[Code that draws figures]
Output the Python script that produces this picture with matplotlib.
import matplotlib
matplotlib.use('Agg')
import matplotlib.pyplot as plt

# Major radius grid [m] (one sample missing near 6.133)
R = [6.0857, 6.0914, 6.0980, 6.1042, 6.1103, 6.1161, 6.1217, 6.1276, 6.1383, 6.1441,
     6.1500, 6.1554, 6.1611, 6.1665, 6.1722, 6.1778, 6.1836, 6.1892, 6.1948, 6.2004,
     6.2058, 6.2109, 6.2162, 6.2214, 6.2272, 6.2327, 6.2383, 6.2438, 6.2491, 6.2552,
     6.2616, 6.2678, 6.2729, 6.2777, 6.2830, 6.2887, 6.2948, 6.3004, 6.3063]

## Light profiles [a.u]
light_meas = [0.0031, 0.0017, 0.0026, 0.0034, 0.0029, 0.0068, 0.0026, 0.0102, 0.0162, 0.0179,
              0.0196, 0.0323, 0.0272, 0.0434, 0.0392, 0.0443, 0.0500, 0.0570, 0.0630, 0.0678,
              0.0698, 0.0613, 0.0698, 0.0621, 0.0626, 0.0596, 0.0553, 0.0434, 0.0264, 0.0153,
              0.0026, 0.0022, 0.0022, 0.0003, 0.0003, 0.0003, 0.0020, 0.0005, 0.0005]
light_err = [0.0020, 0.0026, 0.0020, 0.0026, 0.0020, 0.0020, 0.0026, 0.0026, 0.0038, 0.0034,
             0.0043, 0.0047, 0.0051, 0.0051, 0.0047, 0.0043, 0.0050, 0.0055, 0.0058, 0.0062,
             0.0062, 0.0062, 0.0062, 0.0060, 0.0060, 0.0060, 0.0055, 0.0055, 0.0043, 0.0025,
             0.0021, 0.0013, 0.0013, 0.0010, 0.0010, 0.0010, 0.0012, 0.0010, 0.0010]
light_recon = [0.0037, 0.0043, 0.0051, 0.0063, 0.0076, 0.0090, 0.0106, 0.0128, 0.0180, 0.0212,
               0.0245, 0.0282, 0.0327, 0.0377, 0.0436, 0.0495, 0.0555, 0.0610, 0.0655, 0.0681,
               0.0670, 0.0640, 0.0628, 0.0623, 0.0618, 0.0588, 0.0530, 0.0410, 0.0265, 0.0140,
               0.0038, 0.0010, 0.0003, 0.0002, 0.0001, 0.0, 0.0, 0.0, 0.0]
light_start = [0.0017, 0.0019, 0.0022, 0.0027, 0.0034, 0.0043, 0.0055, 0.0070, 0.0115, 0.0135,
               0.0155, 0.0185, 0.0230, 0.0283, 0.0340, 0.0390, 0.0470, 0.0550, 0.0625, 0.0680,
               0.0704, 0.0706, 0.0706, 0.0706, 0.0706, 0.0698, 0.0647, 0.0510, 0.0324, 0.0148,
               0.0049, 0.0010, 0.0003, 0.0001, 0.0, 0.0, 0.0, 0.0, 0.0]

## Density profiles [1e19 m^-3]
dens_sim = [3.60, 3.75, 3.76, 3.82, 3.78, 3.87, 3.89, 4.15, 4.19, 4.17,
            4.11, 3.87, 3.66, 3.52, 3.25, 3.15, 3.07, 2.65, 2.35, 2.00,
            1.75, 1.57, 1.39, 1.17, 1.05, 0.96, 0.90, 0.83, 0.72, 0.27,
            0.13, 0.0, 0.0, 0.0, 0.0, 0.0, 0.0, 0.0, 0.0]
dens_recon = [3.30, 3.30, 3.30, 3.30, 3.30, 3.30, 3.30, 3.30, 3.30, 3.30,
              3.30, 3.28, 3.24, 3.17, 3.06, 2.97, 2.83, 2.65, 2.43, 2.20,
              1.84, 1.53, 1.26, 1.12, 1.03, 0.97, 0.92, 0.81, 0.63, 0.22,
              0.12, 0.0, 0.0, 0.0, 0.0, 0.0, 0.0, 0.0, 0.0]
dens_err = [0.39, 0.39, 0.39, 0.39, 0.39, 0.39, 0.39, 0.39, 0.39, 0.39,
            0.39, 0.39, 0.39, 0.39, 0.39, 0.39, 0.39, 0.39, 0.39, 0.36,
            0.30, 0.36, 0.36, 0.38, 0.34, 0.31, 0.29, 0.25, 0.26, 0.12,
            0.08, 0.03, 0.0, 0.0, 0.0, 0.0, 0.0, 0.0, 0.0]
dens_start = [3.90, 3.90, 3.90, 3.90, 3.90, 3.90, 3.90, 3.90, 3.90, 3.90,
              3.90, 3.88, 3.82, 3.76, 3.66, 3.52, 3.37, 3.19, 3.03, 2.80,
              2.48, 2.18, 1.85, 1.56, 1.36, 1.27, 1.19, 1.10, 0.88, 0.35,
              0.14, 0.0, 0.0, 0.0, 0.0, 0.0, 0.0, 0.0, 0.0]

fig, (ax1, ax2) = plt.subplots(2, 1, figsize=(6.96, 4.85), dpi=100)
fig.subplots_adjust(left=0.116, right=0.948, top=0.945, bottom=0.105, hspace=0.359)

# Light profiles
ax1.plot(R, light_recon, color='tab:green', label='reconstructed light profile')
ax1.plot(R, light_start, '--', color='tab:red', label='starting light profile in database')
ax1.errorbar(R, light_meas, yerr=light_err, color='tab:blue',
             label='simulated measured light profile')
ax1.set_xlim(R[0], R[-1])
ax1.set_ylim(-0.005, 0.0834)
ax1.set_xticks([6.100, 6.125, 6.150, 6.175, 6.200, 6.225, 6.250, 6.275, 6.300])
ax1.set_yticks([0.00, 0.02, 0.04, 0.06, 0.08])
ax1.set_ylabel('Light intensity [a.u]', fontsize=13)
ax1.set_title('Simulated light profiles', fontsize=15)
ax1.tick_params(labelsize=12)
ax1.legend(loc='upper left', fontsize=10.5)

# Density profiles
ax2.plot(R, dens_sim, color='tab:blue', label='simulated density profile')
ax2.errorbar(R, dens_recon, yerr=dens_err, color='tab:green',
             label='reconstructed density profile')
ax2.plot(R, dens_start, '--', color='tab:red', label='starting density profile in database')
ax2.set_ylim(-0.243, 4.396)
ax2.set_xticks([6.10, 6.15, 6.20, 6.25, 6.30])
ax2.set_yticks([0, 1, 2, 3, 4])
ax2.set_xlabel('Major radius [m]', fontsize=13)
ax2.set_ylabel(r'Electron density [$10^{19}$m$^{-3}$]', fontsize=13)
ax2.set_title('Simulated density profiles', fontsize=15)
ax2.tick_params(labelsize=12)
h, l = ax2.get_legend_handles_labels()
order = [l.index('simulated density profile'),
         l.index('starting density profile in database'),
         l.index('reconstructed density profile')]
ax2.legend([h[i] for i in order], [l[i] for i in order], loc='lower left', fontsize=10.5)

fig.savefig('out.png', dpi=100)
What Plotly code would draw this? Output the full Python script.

* **TASK INSTRUCTIONS**
All of the data needs to be reproduced exactly, with no line missing.

* **FULL OUTPUT**
Output the Python script that produces this picture with matplotlib.
import matplotlib
matplotlib.use('Agg')
import matplotlib.pyplot as plt

# Major radius grid [m] (one sample missing near 6.133)
R = [6.0857, 6.0914, 6.0980, 6.1042, 6.1103, 6.1161, 6.1217, 6.1276, 6.1383, 6.1441,
     6.1500, 6.1554, 6.1611, 6.1665, 6.1722, 6.1778, 6.1836, 6.1892, 6.1948, 6.2004,
     6.2058, 6.2109, 6.2162, 6.2214, 6.2272, 6.2327, 6.2383, 6.2438, 6.2491, 6.2552,
     6.2616, 6.2678, 6.2729, 6.2777, 6.2830, 6.2887, 6.2948, 6.3004, 6.3063]

## Light profiles [a.u]
light_meas = [0.0031, 0.0017, 0.0026, 0.0034, 0.0029, 0.0068, 0.0026, 0.0102, 0.0162, 0.0179,
              0.0196, 0.0323, 0.0272, 0.0434, 0.0392, 0.0443, 0.0500, 0.0570, 0.0630, 0.0678,
              0.0698, 0.0613, 0.0698, 0.0621, 0.0626, 0.0596, 0.0553, 0.0434, 0.0264, 0.0153,
              0.0026, 0.0022, 0.0022, 0.0003, 0.0003, 0.0003, 0.0020, 0.0005, 0.0005]
light_err = [0.0020, 0.0026, 0.0020, 0.0026, 0.0020, 0.0020, 0.0026, 0.0026, 0.0038, 0.0034,
             0.0043, 0.0047, 0.0051, 0.0051, 0.0047, 0.0043, 0.0050, 0.0055, 0.0058, 0.0062,
             0.0062, 0.0062, 0.0062, 0.0060, 0.0060, 0.0060, 0.0055, 0.0055, 0.0043, 0.0025,
             0.0021, 0.0013, 0.0013, 0.0010, 0.0010, 0.0010, 0.0012, 0.0010, 0.0010]
light_recon = [0.0037, 0.0043, 0.0051, 0.0063, 0.0076, 0.0090, 0.0106, 0.0128, 0.0180, 0.0212,
               0.0245, 0.0282, 0.0327, 0.0377, 0.0436, 0.0495, 0.0555, 0.0610, 0.0655, 0.0681,
               0.0670, 0.0640, 0.0628, 0.0623, 0.0618, 0.0588, 0.0530, 0.0410, 0.0265, 0.0140,
               0.0038, 0.0010, 0.0003, 0.0002, 0.0001, 0.0, 0.0, 0.0, 0.0]
light_start = [0.0017, 0.0019, 0.0022, 0.0027, 0.0034, 0.0043, 0.0055, 0.0070, 0.0115, 0.0135,
               0.0155, 0.0185, 0.0230, 0.0283, 0.0340, 0.0390, 0.0470, 0.0550, 0.0625, 0.0680,
               0.0704, 0.0706, 0.0706, 0.0706, 0.0706, 0.0698, 0.0647, 0.0510, 0.0324, 0.0148,
               0.0049, 0.0010, 0.0003, 0.0001, 0.0, 0.0, 0.0, 0.0, 0.0]

## Density profiles [1e19 m^-3]
dens_sim = [3.60, 3.75, 3.76, 3.82, 3.78, 3.87, 3.89, 4.15, 4.19, 4.17,
            4.11, 3.87, 3.66, 3.52, 3.25, 3.15, 3.07, 2.65, 2.35, 2.00,
            1.75, 1.57, 1.39, 1.17, 1.05, 0.96, 0.90, 0.83, 0.72, 0.27,
            0.13, 0.0, 0.0, 0.0, 0.0, 0.0, 0.0, 0.0, 0.0]
dens_recon = [3.30, 3.30, 3.30, 3.30, 3.30, 3.30, 3.30, 3.30, 3.30, 3.30,
              3.30, 3.28, 3.24, 3.17, 3.06, 2.97, 2.83, 2.65, 2.43, 2.20,
              1.84, 1.53, 1.26, 1.12, 1.03, 0.97, 0.92, 0.81, 0.63, 0.22,
              0.12, 0.0, 0.0, 0.0, 0.0, 0.0, 0.0, 0.0, 0.0]
dens_err = [0.39, 0.39, 0.39, 0.39, 0.39, 0.39, 0.39, 0.39, 0.39, 0.39,
            0.39, 0.39, 0.39, 0.39, 0.39, 0.39, 0.39, 0.39, 0.39, 0.36,
            0.30, 0.36, 0.36, 0.38, 0.34, 0.31, 0.29, 0.25, 0.26, 0.12,
            0.08, 0.03, 0.0, 0.0, 0.0, 0.0, 0.0, 0.0, 0.0]
dens_start = [3.90, 3.90, 3.90, 3.90, 3.90, 3.90, 3.90, 3.90, 3.90, 3.90,
              3.90, 3.88, 3.82, 3.76, 3.66, 3.52, 3.37, 3.19, 3.03, 2.80,
              2.48, 2.18, 1.85, 1.56, 1.36, 1.27, 1.19, 1.10, 0.88, 0.35,
              0.14, 0.0, 0.0, 0.0, 0.0, 0.0, 0.0, 0.0, 0.0]

fig, (ax1, ax2) = plt.subplots(2, 1, figsize=(6.96, 4.85), dpi=100)
fig.subplots_adjust(left=0.116, right=0.948, top=0.945, bottom=0.105, hspace=0.359)

# Light profiles
ax1.plot(R, light_recon, color='tab:green', label='reconstructed light profile')
ax1.plot(R, light_start, '--', color='tab:red', label='starting light profile in database')
ax1.errorbar(R, light_meas, yerr=light_err, color='tab:blue',
             label='simulated measured light profile')
ax1.set_xlim(R[0], R[-1])
ax1.set_ylim(-0.005, 0.0834)
ax1.set_xticks([6.100, 6.125, 6.150, 6.175, 6.200, 6.225, 6.250, 6.275, 6.300])
ax1.set_yticks([0.00, 0.02, 0.04, 0.06, 0.08])
ax1.set_ylabel('Light intensity [a.u]', fontsize=13)
ax1.set_title('Simulated light profiles', fontsize=15)
ax1.tick_params(labelsize=12)
ax1.legend(loc='upper left', fontsize=10.5)

# Density profiles
ax2.plot(R, dens_sim, color='tab:blue', label='simulated density profile')
ax2.errorbar(R, dens_recon, yerr=dens_err, color='tab:green',
             label='reconstructed density profile')
ax2.plot(R, dens_start, '--', color='tab:red', label='starting density profile in database')
ax2.set_ylim(-0.243, 4.396)
ax2.set_xticks([6.10, 6.15, 6.20, 6.25, 6.30])
ax2.set_yticks([0, 1, 2, 3, 4])
ax2.set_xlabel('Major radius [m]', fontsize=13)
ax2.set_ylabel(r'Electron density [$10^{19}$m$^{-3}$]', fontsize=13)
ax2.set_title('Simulated density profiles', fontsize=15)
ax2.tick_params(labelsize=12)
h, l = ax2.get_legend_handles_labels()
order = [l.index('simulated density profile'),
         l.index('starting density profile in database'),
         l.index('reconstructed density profile')]
ax2.legend([h[i] for i in order], [l[i] for i in order], loc='lower left', fontsize=10.5)

fig.savefig('out.png', dpi=100)
What Plotly code would draw this? Output the full Python script.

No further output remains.